“Ini hanya tentang rasa yang harus disampaikan meski lewat puisi
kuharap kau bisa memahaminya, tak banyak keinginan hati ini,
aku menyayangimu dalam diamku, aku
merindukanmu
dalam diamku, aku
mencintaimu dalam diamku,
aku milikimu dalam
diamku”
*(Watowuan Tyno)*
Ia
demikian deras mengalir, beriak-riak menyusuri alur dalam ruang-ruang hati,
kadang bergemuruh, arusnya deras meruah, meliuk-liuk mesra, kadang juga
arusnya pontang-panting.
Aku menyuruh langit untuk menyaksikanya, awan
serupa menentramkan dengan penyuguhanya, dihinggapi serabut yang
mempesonakan jiwa, seperti hati ini direngkuh, ia menyadarkan aku yang
sekarang berada dalam kecepuk rindu, ia menyusul menggubah tatanan dan
melahirkan warna-warni keangungan yang lain yang terus mengisi gairah
semangatku.
Beginilah syairku, yang terus menerus menumbuhkan sayap,
laksana aku bertandang untuk menyiasati setiap gerik-gerik aneh yang
menyemburat asing di hati.
Seperti desir angin menyisir
dengan lembut tak terperi, membelai lembut sukmaku dengan semayam yang
memabukan, kadang bergelut dengan ragu dan segumpal perasaan. ‘’Kau kah yang
selama ini ku cari?”.
Beragam anyaman perasaaan yang terus mengikat raguku menjadi
kencang. Semua di sebabkan karena bekalku masih belum cukup. Demikian jika hati dijemput
oleh kesucian yang tertambat, tak pernah bisa lepas, ia terus mengalir
deras, aku sadar segalanya memang benar-benar terukur dan jelas, tapi aku
tak bisa menimbang - nimbang logikaku dan aku pun setengah takut dengan apa
yang menerpaku, merasa ragu dengan penantiannya panjang. Aku merasa aneh dengan
warna-warni perasaan ini. Semua benar-benar berdiri dibawah
pilar keyakinanku, bersemayam di dalam tatanan altar jiwa yang suci. Kuncup itu seperti merekah indah,
memberi semacam aroma yang membuat jiwa-jiwa lesu bangkit untuk sebuah
kesungguhan, kesungguhan untuk memilikinya dalam sebuah harapan.
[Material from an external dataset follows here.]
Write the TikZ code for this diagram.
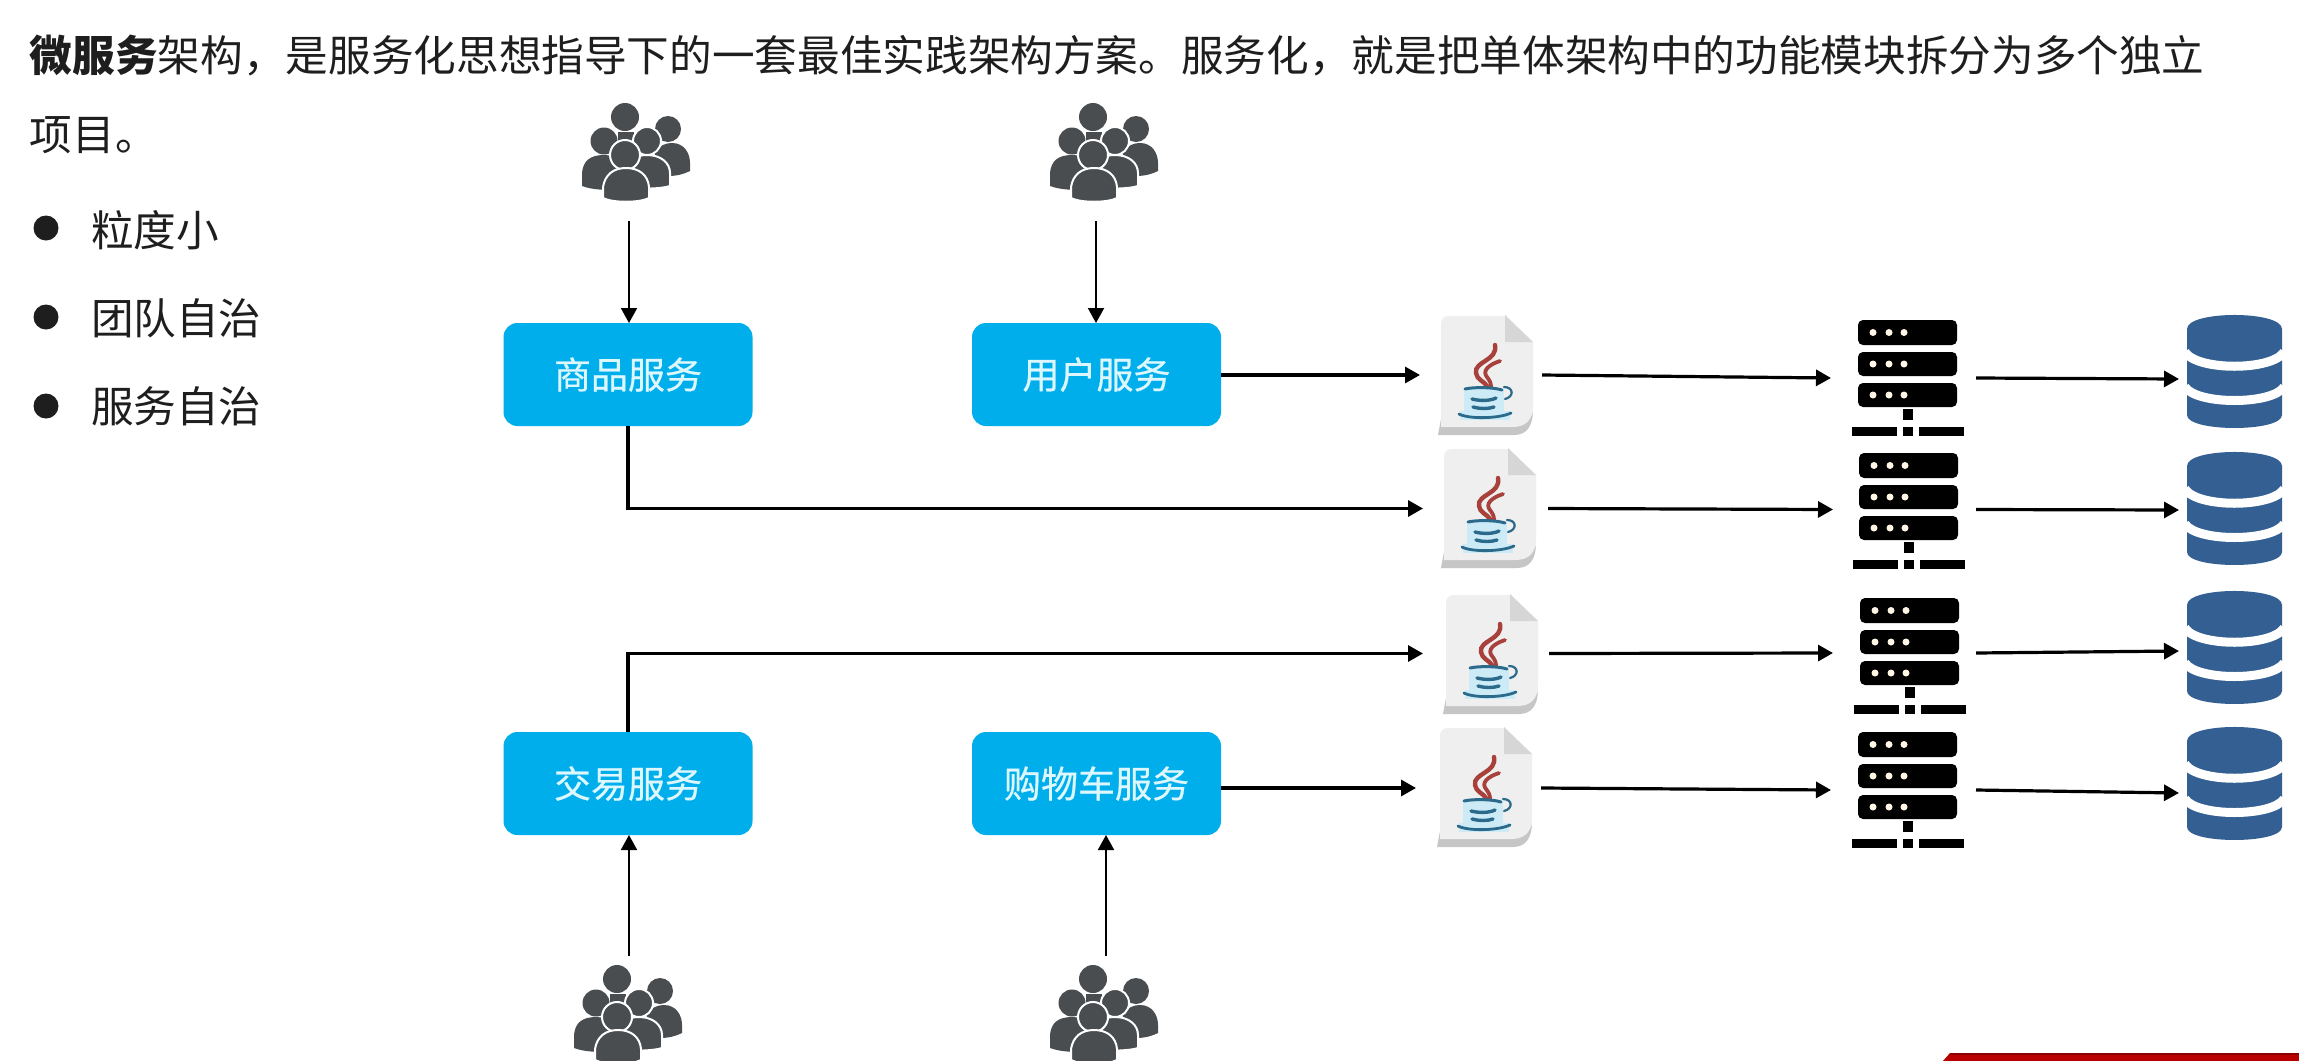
\documentclass[tikz,border=0pt]{standalone}
\usepackage{fontspec}
\setmainfont{Noto Sans CJK SC}
\newfontfamily\boxfont[FakeBold=0.6]{Noto Sans CJK SC}
\usetikzlibrary{arrows.meta,calc}
\definecolor{boxblue}{HTML}{00AEEC}
\definecolor{boxtext}{HTML}{DDF7FF}
\definecolor{peoplegray}{HTML}{4A4D4F}
\definecolor{dbblue}{HTML}{335F92}
\definecolor{inktext}{HTML}{1E1E1E}
\definecolor{barred}{HTML}{B80000}
\definecolor{bardark}{HTML}{8E0000}
\definecolor{paper}{HTML}{EFEFEF}
\definecolor{papershade}{HTML}{C6C6C6}
\definecolor{foldgray}{HTML}{D6D6D6}
\definecolor{steamred}{HTML}{A8403C}
\definecolor{cupblue}{HTML}{2B6A8A}
\definecolor{cupglow}{HTML}{CDEBF7}
\definecolor{dotcream}{HTML}{FFF6E6}
\tikzset{
  x=0.5pt,y=-0.5pt,
  svcbox/.style={draw=none,fill=boxblue,rounded corners=7pt,minimum width=124.5pt,minimum height=51.5pt,inner sep=0pt,outer sep=0pt,text=boxtext,font=\boxfont\fontsize{18.5}{22}\selectfont},
  hitbox/.style 2 args={minimum width=#1*0.5pt,minimum height=#2*0.5pt,inner sep=0pt,outer sep=0pt},
  bodytext/.style={anchor=west,inner sep=0pt,outer sep=0pt,text=inktext,font=\fontsize{21.32}{26}\selectfont},
  bulletdot/.style={circle,fill=inktext,draw=none,minimum size=12.5pt,inner sep=0pt},
  thinflow/.style={draw=black,line width=1pt,-{Triangle[length=7.5pt,width=8pt]}},
  flow/.style={draw=black,line width=1.6pt,-{Triangle[length=7.5pt,width=8pt]}},
  people/.pic={
    \fill[peoplegray] (43,14) circle (14);
    \fill[peoplegray] (36,29) rectangle (52,40);
    \fill[peoplegray] (86,26) circle (13);
    \fill[peoplegray] (72,50) .. controls (78,42) and (84,40) .. (90,40) .. controls (102,40) and (108,50) .. (108,60) -- (108,68) .. controls (102,71) and (95,73) .. (86,73) -- cycle;
    \path[fill=peoplegray,draw=white,line width=1pt] (65,38) circle (14);
    \path[fill=peoplegray,draw=white,line width=1pt] (42,83) -- (42,70) .. controls (43,58) and (52,52) .. (65,52) .. controls (79,52) and (88,60) .. (88,70) -- (88,83) .. controls (80,86) and (50,87) .. (42,83) -- cycle;
    \fill[peoplegray] (22,38) circle (13.5);
    \fill[peoplegray] (0,83) -- (0,70) .. controls (1,58) and (8,52) .. (22,52) .. controls (36,52) and (44,60) .. (44,70) -- (44,86) .. controls (30,88) and (10,87) .. (0,83) -- cycle;
    \path[fill=peoplegray,draw=white,line width=1pt] (43,52) circle (15);
    \path[fill=peoplegray,draw=white,line width=1pt] (21,95) -- (21,84) .. controls (23,72) and (31,65) .. (44,65) .. controls (57,65) and (66,72) .. (67,84) -- (67,95) .. controls (58,100) and (30,100) .. (21,95) -- cycle;
  },
  javadoc/.pic={
    \fill[papershade] (0,120) -- (3,104) -- (90,104) .. controls (95,100) and (95,98) .. (95,95) .. controls (95,112) and (88,120) .. (76,120) -- cycle;
    \fill[paper] (3,112) -- (3,10) .. controls (3,3) and (6,1) .. (12,1) -- (67,1) -- (95,27) -- (95,90) .. controls (95,105) and (88,112) .. (74,112) -- cycle;
    \fill[foldgray] (67,0) -- (95,27) -- (67,27) -- cycle;
    \fill[cupglow] (26,73) rectangle (66,96);
    \fill[cupglow] (22,96) rectangle (72,105);
    \draw[steamred,line width=2.2pt,line cap=round] (57,30) .. controls (60,46) and (36,46) .. (38,58) .. controls (39,65) and (46,66) .. (49,71);
    \draw[steamred,line width=1.9pt,line cap=round] (62,46) .. controls (50,50) and (44,56) .. (49,62) .. controls (52,66) and (53,68) .. (53,72);
    \draw[cupblue,line width=1.5pt,line cap=round] (27,74) .. controls (35,72) and (55,72) .. (64,75);
    \draw[cupblue,line width=1.7pt,line cap=round] (34,84) .. controls (42,86) and (52,86) .. (58,83);
    \draw[cupblue,line width=1.7pt,line cap=round] (35,92) .. controls (42,94) and (50,94) .. (56,92);
    \draw[cupblue,line width=1.4pt,line cap=round] (21,99) .. controls (30,104) and (60,104) .. (73,98);
    \draw[cupblue,line width=1.1pt,line cap=round] (66,72) .. controls (76,72) and (76,82) .. (67,84);
  },
  serverstack/.pic={
    \fill[black,rounded corners=2.5pt] (6,0) rectangle (105,25);
    \fill[black,rounded corners=2.5pt] (6,32) rectangle (105,56);
    \fill[black,rounded corners=2.5pt] (6,63) rectangle (105,87);
    \foreach \yy in {12.5,44,75}{
      \foreach \xx in {21,37,52}{
        \fill[dotcream] (\xx,\yy) circle (3.5);
      }
    }
    \fill[black] (51,89) rectangle (61,100);
    \fill[black] (0,107) rectangle (45,116);
    \fill[black] (51,107) rectangle (61,116);
    \fill[black] (67,107) rectangle (112,116);
  },
  dbstack/.pic={
    \fill[dbblue] (0,14) .. controls (0,-4.7) and (95,-4.7) .. (95,14) -- (95,100) .. controls (95,117.3) and (0,117.3) .. (0,100) -- cycle;
    \draw[white,line width=4.5pt] (-2,37) .. controls (10,56) and (85,56) .. (97,37);
    \draw[white,line width=4.5pt] (-2,72) .. controls (10,90) and (85,90) .. (97,72);
  },
}
\begin{document}
\begin{tikzpicture}
\path[use as bounding box,clip] (0,0) rectangle (2299,1061);
\fill[white] (0,0) rectangle (2299,1061);

% text
\node[bodytext] (line1) at (30,56) {{\bfseries 微服务}架构，是服务化思想指导下的一套最佳实践架构方案。服务化，就是把单体架构中的功能模块拆分为多个独立};
\node[bodytext] (line2) at (30,135) {项目。};
\node[bulletdot] (dot1) at (46,228) {};
\node[bulletdot] (dot2) at (46,317) {};
\node[bulletdot] (dot3) at (46,406) {};
\node[bodytext] (item1) at (91,230) {粒度小};
\node[bodytext] (item2) at (91,318) {团队自治};
\node[bodytext] (item3) at (91,406) {服务自治};

% services
\node[svcbox] (b1) at (628,374.5) {商品服务};
\node[svcbox] (b2) at (1096.5,374.5) {用户服务};
\node[svcbox] (b3) at (628,783.5) {交易服务};
\node[svcbox] (b4) at (1096.5,783.5) {购物车服务};

% people
\pic at (582,103) {people};
\pic at (1050,103) {people};
\pic at (574,965) {people};
\pic at (1050,965) {people};
\node[hitbox={108}{118}] (u1) at (629,162) {};
\node[hitbox={108}{118}] (u2) at (1096,162) {};
\node[hitbox={108}{105}] (u3) at (629,1008.5) {};
\node[hitbox={108}{105}] (u4) at (1106,1008.5) {};

% java files
\pic at (1438,315) {javadoc};
\pic at (1441,448) {javadoc};
\pic at (1443,594) {javadoc};
\pic at (1437,727) {javadoc};
\node[hitbox={122}{121}] (j1) at (1481,375) {};
\node[hitbox={125}{121}] (j2) at (1485.5,508.5) {};
\node[hitbox={126}{121}] (j3) at (1486,653.5) {};
\node[hitbox={125}{121}] (j4) at (1478.5,788) {};

% servers
\pic at (1852,320) {serverstack};
\pic at (1853,453) {serverstack};
\pic at (1854,598) {serverstack};
\pic at (1852,732) {serverstack};
\node[hitbox={145}{116}] (s1) at (1903.5,378) {};
\node[hitbox={143}{116}] (s2) at (1904.5,509.5) {};
\node[hitbox={143}{116}] (s3) at (1904.5,653) {};
\node[hitbox={145}{116}] (s4) at (1903.5,790) {};

% databases
\pic at (2187,315) {dbstack};
\pic at (2187,452) {dbstack};
\pic at (2187,591) {dbstack};
\pic at (2187,727) {dbstack};
\node[hitbox={103}{113}] (d1) at (2230.5,379) {};
\node[hitbox={103}{113}] (d2) at (2230.5,510) {};
\node[hitbox={103}{113}] (d3) at (2230.5,651) {};
\node[hitbox={103}{113}] (d4) at (2230.5,793) {};

% corner bar
\fill[barred] (1943,1061) -- (1950,1053) -- (2299,1053) -- (2299,1061) -- cycle;
\fill[bardark] (1950,1053) rectangle (2299,1055);

% connectors
\draw[thinflow] (u1.south) -- (u1.south |- b1.north);
\draw[thinflow] (u2.south) -- (u2.south |- b2.north);
\draw[thinflow] (u3.north) -- (u3.north |- b3.south);
\draw[thinflow] (u4.north) -- (u4.north |- b4.south);

\draw[flow] (b2.east |- j1.west) -- (j1.west);
\draw[flow] (b1.south) |- (j2.west);
\draw[flow] (b3.north) |- (j3.west);
\draw[flow] (b4.east |- j4.west) -- (j4.west);

\foreach \r in {1,2,3,4}{
  \draw[flow] (j\r.east) -- (s\r.west);
  \draw[flow] (s\r.east) -- (d\r.west);
}
\end{tikzpicture}
\end{document}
Pertemuan itu menjadi awal yang indah namun sekali lagi
aku tak berniat tergesa-gesa mendahului waktu. Oleh karena cinta itu
Suci, Allah lebih berhak atas cinta ini untuknya. Aku lebih memilih memantaskan
diri sambil terus belajar. Semua akan menjadi penghias dalam pahatan kata-kata yang senantiasa aku
rasukan dalam tulisan.
Teruntuk
kau bidadari hati, bayangmu menggenang dalam telaga berfikirku. Doaku akan
senantiasa aku kumandangkan ke langit, kepada Sang Pemilik cinta agar
mempertemukan kita nanti di ujung waktu.